China’s sovereign wealth fund holds 14.7 per cent of Noble and Korea Investment Corp bought a 0.9 per cent stake in May, according to Bloomberg and company filings.

“We are concerned that the company may have expanded too rapidly and that management bandwidth at Noble has been stretched,” CreditSights analyst Diya Sawhny said this week.

Noble’s explanation of the losses as one-time events did not allay concern that the same may not occur next quarter and in future periods, Sawhny said.

The third-quarter loss was due to a systematic default of mostly US farmers to deliver cotton, and Noble’s need to buy the material in the spot market, and a plunge in the price of carbon credits, the company said on November 9. Noble has written down the value of its carbon-credits trading to a “negligible” level after prices fell by half this year, Leiman said this week, hours before stepping down.

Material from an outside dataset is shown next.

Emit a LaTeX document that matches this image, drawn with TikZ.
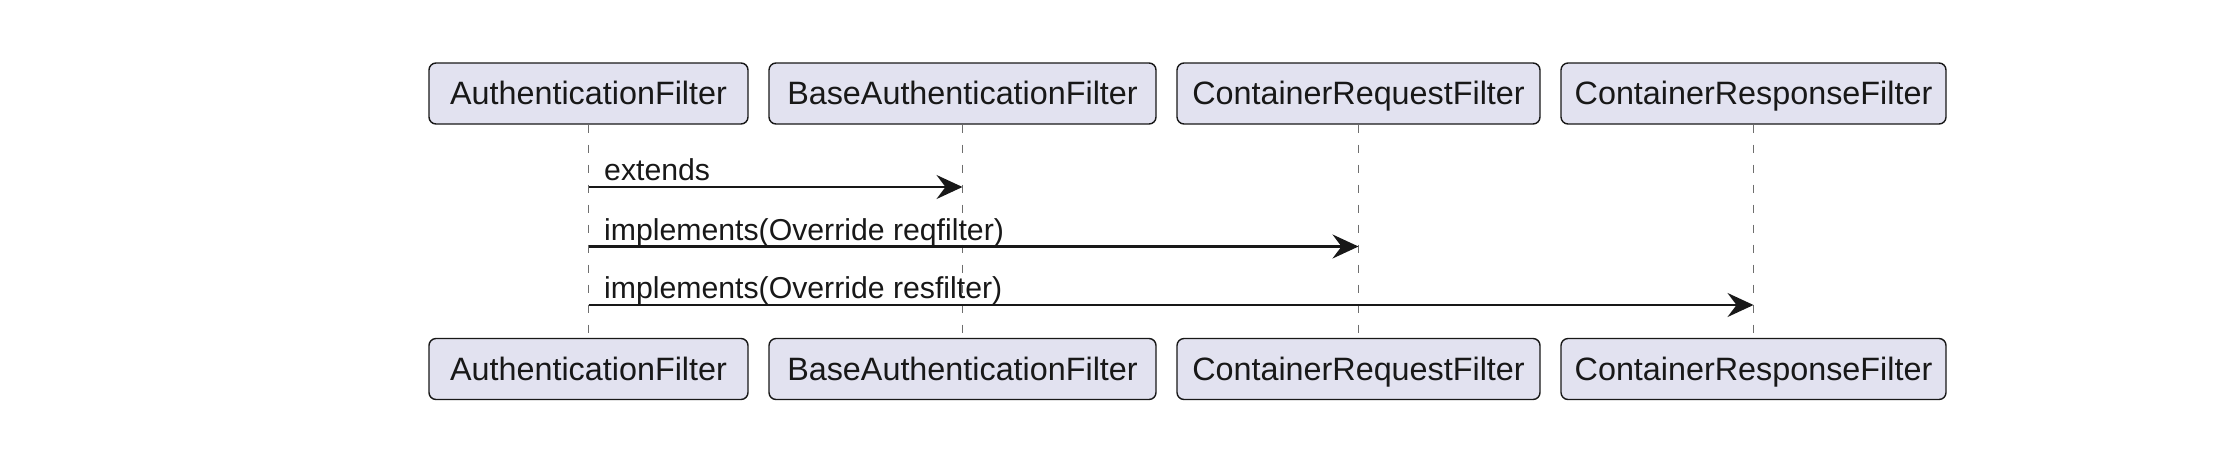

“We don’t have any specific plans for it other than lending and hedging and continue to run it as its normal course of business,” he said.

Leiman, a Brazilian Dutchman who has a degree in economics from the University of Sao Paulo, became chief executive in December 2009, replacing Elman. He joined from Louis Dreyfus in London, where he was credited with turning around the group’s commodity business.

For Lee King Fuei, a Singapore-based fund manager at Schroders, the mere fact that so many top executives have walked out from Noble in the last year sends a warning signal. “News of senior management people leaving the company is a classic sign that things are not going well in the company,” Lee said.